With priors of 1 or 0, Bayes rule stops working permanently. If something is running on real hardware, then it has a limit on its numeric precision. On a system that was never designed to make precise mathematical calculations, one where 8/10 doesn't feel significantly different from 9/10, or one where "90% chance" feels like "basically guaranteed", the level of numeric precision may be exceedingly low, such that it doesn't even take a lot for a level of certainty to be either rounded up to one or rounded down to 0.

As always, thanks for the post!

This post got me to do something like exposure therapy to myself in 10+ situations, which felt like the "obvious" thing to do in those situations. This is a huge amount of life-change-per-post

I feel like I don't understand how this model explains the biggest mystery of expereinces sometimes having the reverse impact on your beliefs vs. what they should.

The more technical version of this same story is that habituation requires a perception of safety, but (like every other perception) this one depends on a combination of raw evidence and context. The raw evidence (the Rottweiler sat calmly wagging its tail) looks promising. But the context is a very strong prior that dogs are terrifying. If the prior is strong enough, it overwhelms the real experience. Result: the Rottweiler was terrifying. Any update you make on the situation will be in favor of dogs being terrifying, not against it!

Shouldn't your experience still be less terrifying than you expected it to be, becuase you're combining your dogs-are-terrifying-at-level-10 prior with the raw evidence (however constricted that channel is), so your update should still be against dogs being terrifying at level 10 (maybe level 9.9?)?

Maybe the answer is the thing smountjoy said below in response to your caption, that we don't have gradations in our beliefs about things -- dogs are either terrifying or not -- and then you have another example of dogs being terrifying to update with. FWIW that sounds unlikley to me -- people do seem to tend to have gradations in how evil republicans are or how terrifying dogs are in my experience. Though mabe that gets disabled in these cases, which seems like would explain it.

It could also be that the brain uses weights that are greater than 1 when weighting the priors. That way, we don't lose the gradation.

The key to fixing a phobia or changing closely held beliefs seems to involve addressing it within an environment that is perceived as safe. When a person feels attacked or threatened, the instinctive and emotional System 1 of the brain tends to dominate and this system is more heuristic than Bayesian. You can't rationally update a prior that is not based on rationality, so the trick is to coax that prior into a space where it can be examined by the more logical and deliberate System 2.

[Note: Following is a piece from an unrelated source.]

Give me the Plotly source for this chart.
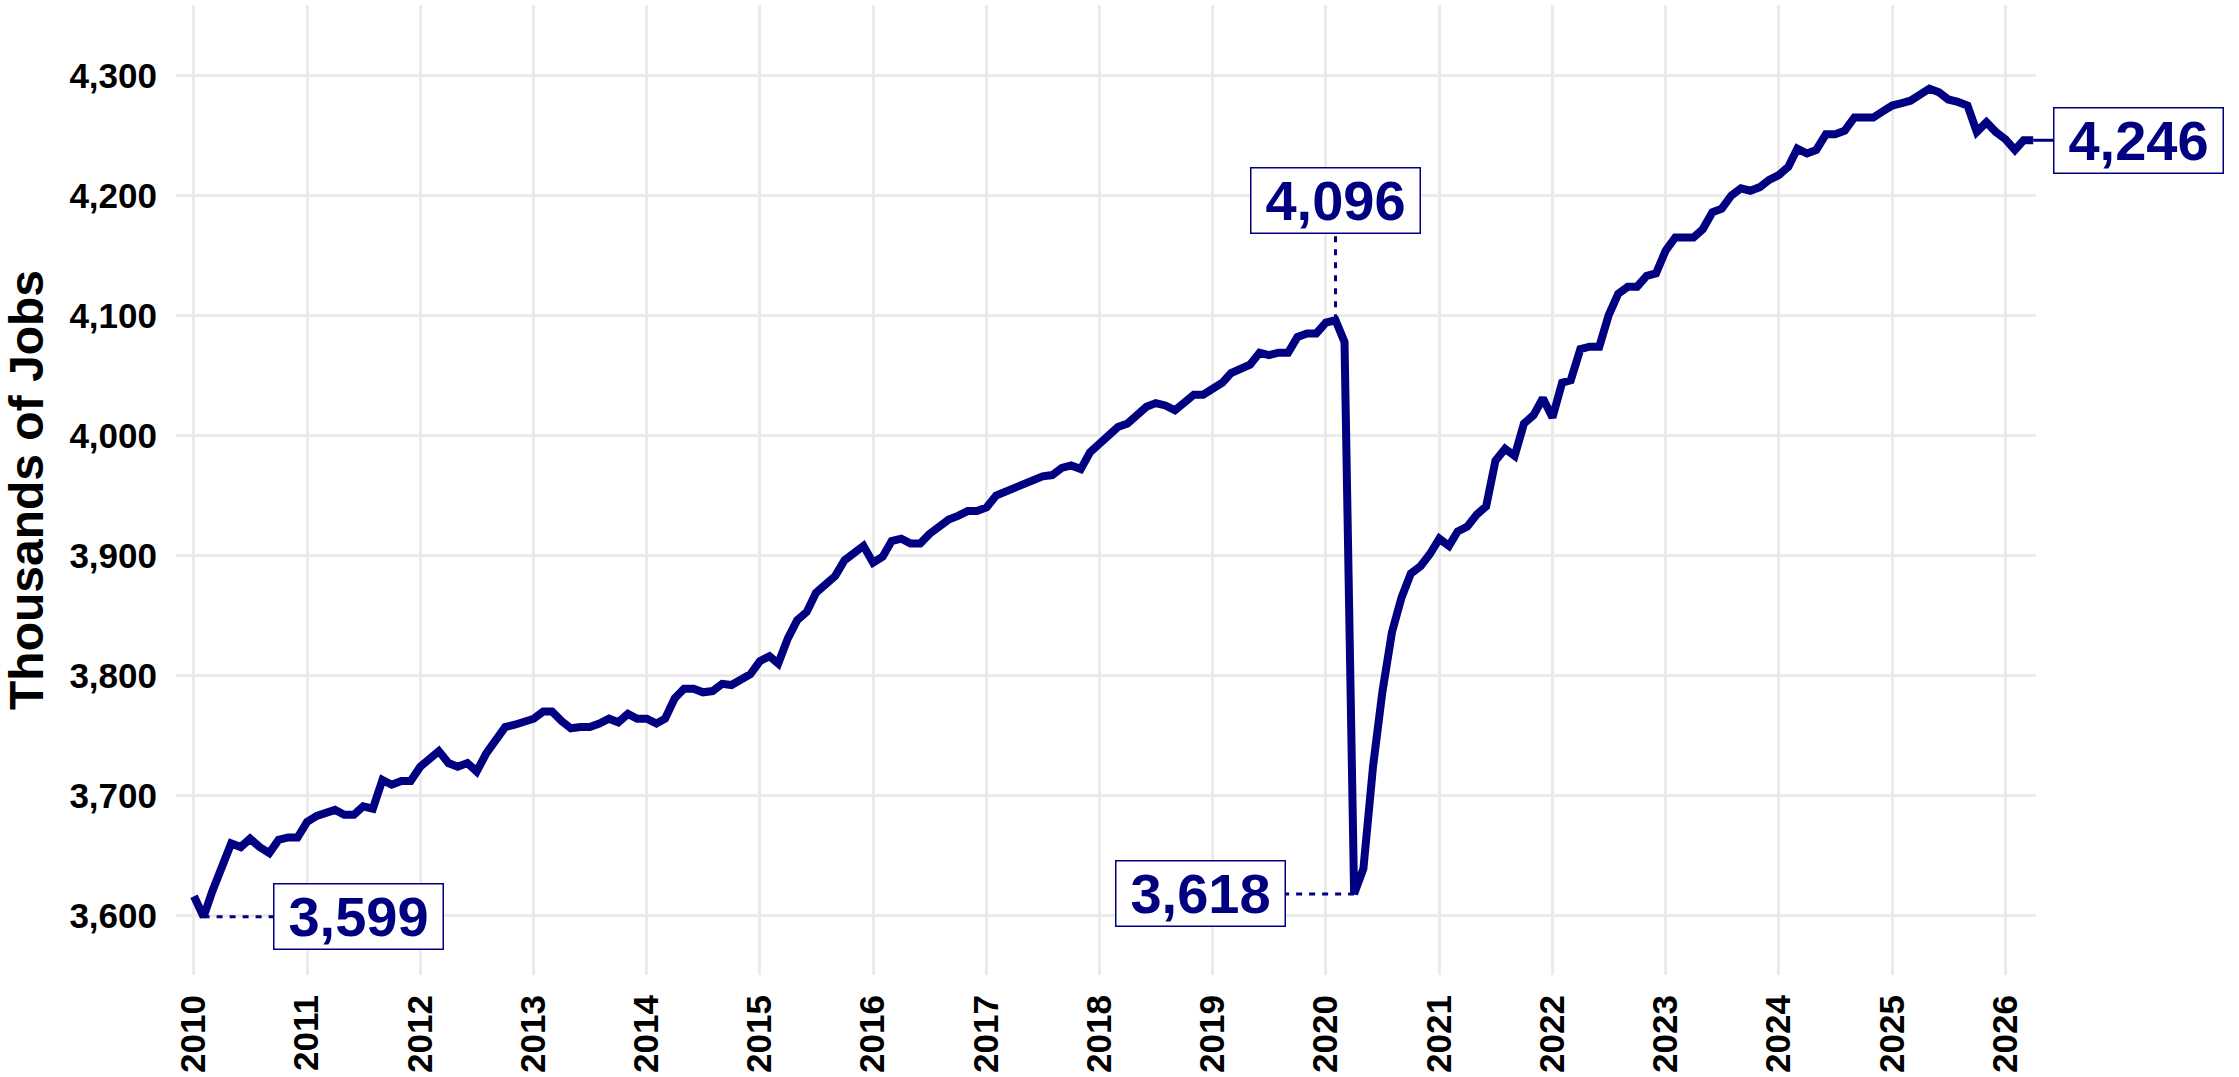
import pandas as pd
import plotly.graph_objects as go

# monthly jobs, thousands, Jan 2010 - Apr 2026
jobs_2010 = [3616, 3599, 3620, 3640, 3660, 3657, 3664, 3657, 3652, 3663, 3665, 3665]
jobs_2011 = [3678, 3683, 3686, 3688, 3684, 3684, 3691, 3689, 3713, 3709, 3712, 3712]
jobs_2012 = [3724, 3730, 3737, 3727, 3724, 3727, 3720, 3735, 3746, 3757, 3759, 3761]
jobs_2013 = [3764, 3770, 3770, 3762, 3756, 3757, 3757, 3760, 3764, 3761, 3768, 3764]
jobs_2014 = [3764, 3760, 3764, 3781, 3789, 3789, 3786, 3787, 3793, 3792, 3796, 3801]
jobs_2015 = [3812, 3816, 3810, 3831, 3846, 3853, 3869, 3876, 3883, 3896, 3902, 3908]
jobs_2016 = [3894, 3899, 3912, 3914, 3910, 3910, 3918, 3925, 3930, 3933, 3937, 3937]
jobs_2017 = [3940, 3950, 3953, 3955, 3958, 3963, 3966, 3967, 3973, 3975, 3972, 3986]
jobs_2018 = [3994, 4000, 4007, 4010, 4016, 4024, 4027, 4025, 4021, 4028, 4034, 4034]
jobs_2019 = [4040, 4044, 4052, 4056, 4059, 4069, 4067, 4069, 4069, 4082, 4085, 4085]
jobs_2020 = [4094, 4096, 4078, 3618, 3639, 3724, 3786, 3836, 3865, 3885, 3891, 3901]
jobs_2021 = [3914, 3908, 3920, 3924, 3934, 3941, 3979, 3989, 3983, 4010, 4017, 4031]
jobs_2022 = [4015, 4044, 4046, 4072, 4074, 4074, 4100, 4118, 4124, 4124, 4133, 4135]
jobs_2023 = [4154, 4165, 4165, 4165, 4172, 4186, 4189, 4200, 4206, 4204, 4207, 4213]
jobs_2024 = [4217, 4224, 4239, 4235, 4238, 4251, 4251, 4254, 4265, 4265, 4265, 4270]
jobs_2025 = [4275, 4277, 4279, 4284, 4289, 4286, 4280, 4278, 4275, 4253, 4261, 4253]
jobs_2026 = [4247, 4238, 4246, 4246]

jobs = (jobs_2010 + jobs_2011 + jobs_2012 + jobs_2013 + jobs_2014 + jobs_2015
        + jobs_2016 + jobs_2017 + jobs_2018 + jobs_2019 + jobs_2020 + jobs_2021
        + jobs_2022 + jobs_2023 + jobs_2024 + jobs_2025 + jobs_2026)
dates = pd.date_range("2010-01-01", periods=len(jobs), freq="MS")

# callouts: point date, value, where the box sits
label_points = ["2010-02-01", "2020-02-01", "2020-04-01"]
label_values = [3599, 4096, 3618]
label_box_x = ["2011-06-16", "2020-02-01", "2018-11-21"]
label_box_y = [3599, 4196, 3618]

y_ticks = [3600, 3700, 3800, 3900, 4000, 4100, 4200, 4300]

NAVY = "#000080"
FONT = "Liberation Sans, Arial, sans-serif"

fig = go.Figure()
fig.add_trace(
    go.Scatter(
        x=dates,
        y=jobs,
        mode="lines",
        line=dict(color=NAVY, width=8),
        hoverinfo="x+y",
    )
)

for px, pv, bx, by in zip(label_points, label_values, label_box_x, label_box_y):
    fig.add_shape(
        type="line",
        xref="x",
        yref="y",
        x0=px,
        y0=pv,
        x1=bx,
        y1=by,
        line=dict(color=NAVY, width=3, dash="6px,7px"),
    )
    fig.add_annotation(
        x=bx,
        y=by,
        xref="x",
        yref="y",
        text=f"{pv:,}",
        showarrow=False,
        font=dict(family=FONT, size=56, color=NAVY, weight="bold"),
        bgcolor="white",
        bordercolor=NAVY,
        borderwidth=1.5,
        borderpad=1,
        width=166,
        height=62,
    )

# last value, label sits in the right margin
fig.add_annotation(
    x=dates[-1],
    y=jobs[-1],
    xref="x",
    yref="y",
    text=f"{jobs[-1]:,}",
    showarrow=True,
    arrowhead=0,
    arrowwidth=3,
    arrowcolor=NAVY,
    ax=105,
    ay=0,
    font=dict(family=FONT, size=56, color=NAVY, weight="bold"),
    bgcolor="white",
    bordercolor=NAVY,
    borderwidth=1.5,
    borderpad=1,
    width=166,
    height=62,
)

fig.update_layout(
    width=2239,
    height=1077,
    plot_bgcolor="white",
    paper_bgcolor="white",
    showlegend=False,
    margin=dict(l=176, r=203, t=5, b=102),
    font=dict(family=FONT, color="black"),
    xaxis=dict(
        type="date",
        range=["2009-11-04", "2026-04-10"],
        dtick="M12",
        tick0="2010-01-01",
        tickformat="%Y",
        tickangle=-90,
        tickfont=dict(family=FONT, size=35, color="black", weight="bold"),
        ticklabelstandoff=12,
        showgrid=True,
        gridcolor="#EBEBEB",
        gridwidth=2.5,
        zeroline=False,
        showline=False,
        automargin=False,
    ),
    yaxis=dict(
        range=[3550.4, 4358.75],
        tickvals=y_ticks,
        tickformat=",d",
        tickfont=dict(family=FONT, size=35, color="black", weight="bold"),
        ticklabelstandoff=18,
        showgrid=True,
        gridcolor="#EBEBEB",
        gridwidth=2.5,
        zeroline=False,
        showline=False,
        automargin=False,
        title=dict(
            text="Thousands of Jobs",
            font=dict(family=FONT, size=48, color="black", weight="bold"),
            standoff=12,
        ),
    ),
)

# the page body has a default 8px margin; drop it so the figure fills the window
fig.write_html(
    "out.html",
    config={"displayModeBar": False},
    post_script="document.body.style.margin = '0';",
)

The cognitive vs emotional section addresses this but I'm not convinced that the set of purely epistemic trapped priors is significant compared to the much larger set of emotionally trapped priors. Are there better examples than the polar bear of non-emotional trapping?

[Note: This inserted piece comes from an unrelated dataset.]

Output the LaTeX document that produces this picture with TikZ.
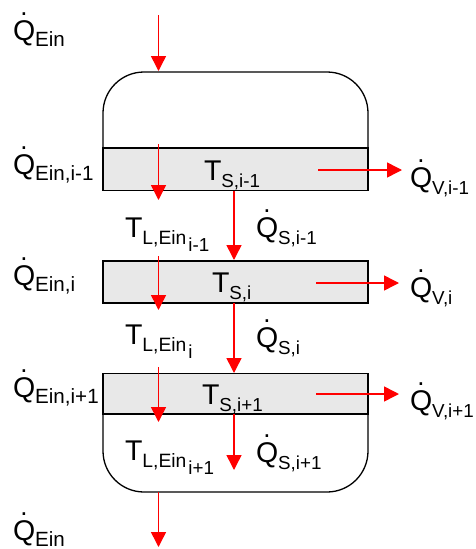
\documentclass[tikz,border=0pt]{standalone}
\usepackage{fontspec}
\setmainfont{Liberation Sans}
\usetikzlibrary{arrows.meta}
\newcommand{\QDot}{\rlap{\hspace{0.26em}\raisebox{0.85em}{\fontsize{26}{26}\selectfont .}}Q}
\newcommand{\SbE}[1]{\raisebox{-6.5pt}{\fontsize{20.6}{20.6}\selectfont #1}}
\newcommand{\Sb}[1]{\raisebox{-7.5pt}{\fontsize{18.8}{18.8}\selectfont #1}}
\newcommand{\Qe}[1]{\QDot\SbE{#1}}
\newcommand{\Qd}[1]{\QDot\Sb{#1}}
\newcommand{\Tl}[2]{T\raisebox{-7.5pt}{\fontsize{19.3}{19.3}\selectfont #1\raisebox{-6.5pt}{\kern2pt\fontsize{18.8}{18.8}\selectfont #2}}}
\tikzset{
 x=1pt,y=-1pt,
 lab/.style={anchor=base west,inner sep=0pt,outer sep=0pt,font=\fontsize{28.5}{28.5}\selectfont},
 flow/.style={red,line width=1.5pt,-{Triangle[length=15pt,width=15pt]},shorten >=0pt},
 wall/.style={black,line width=1.3pt},
 band/.style={draw=black,line width=1.3pt,fill=black!9}
}
\begin{document}
\begin{tikzpicture}
\useasboundingbox (0,0) rectangle (476,549);
% vessel
\draw[wall] (103,148) -- (103,113) arc[start angle=180,end angle=270,radius=41] -- (327,72) arc[start angle=270,end angle=360,radius=41] -- (368,148);
\draw[wall] (103,414) -- (103,451) arc[start angle=180,end angle=90,radius=41] -- (327,492) arc[start angle=90,end angle=0,radius=41] -- (368,414);
\draw[band] (103,148) rectangle (368,190.5);
\draw[band] (103,261) rectangle (368,303);
\draw[band] (103,373.5) rectangle (368,414);
% coordinates
\foreach \n/\x/\y in {a0/158.5/15,a1/158.5/71,b0/158.5/144,b1/158.5/200,c0/158.5/256,c1/158.5/310,d0/158.5/367,d1/158.5/422,e0/158.5/492,e1/158.5/547,
 s0/234/190.5,s1/234/260,t0/234/303,t1/234/373,u0/234/414,u1/234/470,
 v0/318/170,v1/402/170,w0/316/283,w1/399/283,y0/316/394,y1/399/394}
  {\coordinate (\n) at (\x,\y);}
\foreach \p/\q in {a0/a1,b0/b1,c0/c1,d0/d1,e0/e1,s0/s1,t0/t1,u0/u1,v0/v1,w0/w1,y0/y1}
  {\draw[flow] (\p) -- (\q);}
% labels
\node[lab] (q1) at (13,40) {\Qe{Ein}};
\node[lab] (q2) at (13,174) {\Qe{Ein,i-1}};
\node[lab] (q3) at (13,285) {\Qe{Ein,i}};
\node[lab] (q4) at (13,397) {\Qe{Ein,i+1}};
\node[lab] (q5) at (13,540) {\Qe{Ein}};
\node[lab] (v1l) at (410,187) {\Qd{V,i-1}};
\node[lab] (v2l) at (410,297) {\Qd{V,i}};
\node[lab] (v3l) at (410,410) {\Qd{V,i+1}};
\node[lab] (s1l) at (256,237) {\Qd{S,i-1}};
\node[lab] (s2l) at (256,347) {\Qd{S,i}};
\node[lab] (s3l) at (256,462) {\Qd{S,i+1}};
\node[lab] (t1l) at (125,237) {\Tl{L,Ein}{i-1}};
\node[lab] (t2l) at (125,344) {\Tl{L,Ein}{i}};
\node[lab] (t3l) at (125,460) {\Tl{L,Ein}{i+1}};
\node[lab] (ts1) at (204,180) {T\Sb{S,i-1}};
\node[lab] (ts2) at (212,292) {T\Sb{S,i}};
\node[lab] (ts3) at (202,404) {T\Sb{S,i+1}};
\end{tikzpicture}
\end{document}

Senses turn the environment into cognitive objects. Their "left side" is signficantly different from the "right side". Having "white wine" -> "white wine" as identity operation seems misleading.

The wine situation seems perfectly natural if you have "tastes like wine"+"visual transparent"->"white wine" and "tastes like wine"+"visual red"-> "red wine". Like the japanese have r and l within the same letter, if you have "white wine" and "red wine" within the same "taste" that is not prior overriding the experience that is experience bookkeeping class-delineations being wide ie ambigious.

What is upkeeping the forced exposure phobia is the trauma. It might not be about dogs any more but more of fear of fear itself.

In the political sense, if you take challenging input seriusly it can make upkeeping a picture of the world more muddled, conflicting and laboursome. This can feel like a failure and it can feel like producing a bad model ie an epistemological punishment. Whereas processing beliefs that are aligned to you is easy and generates workable insights more rapidly. Even beside making you the hero of the story, it more succesfully makes a story ie generates workable representations. So if one wants to faciliate political discussion then avoiding feelings of confusion might make sense.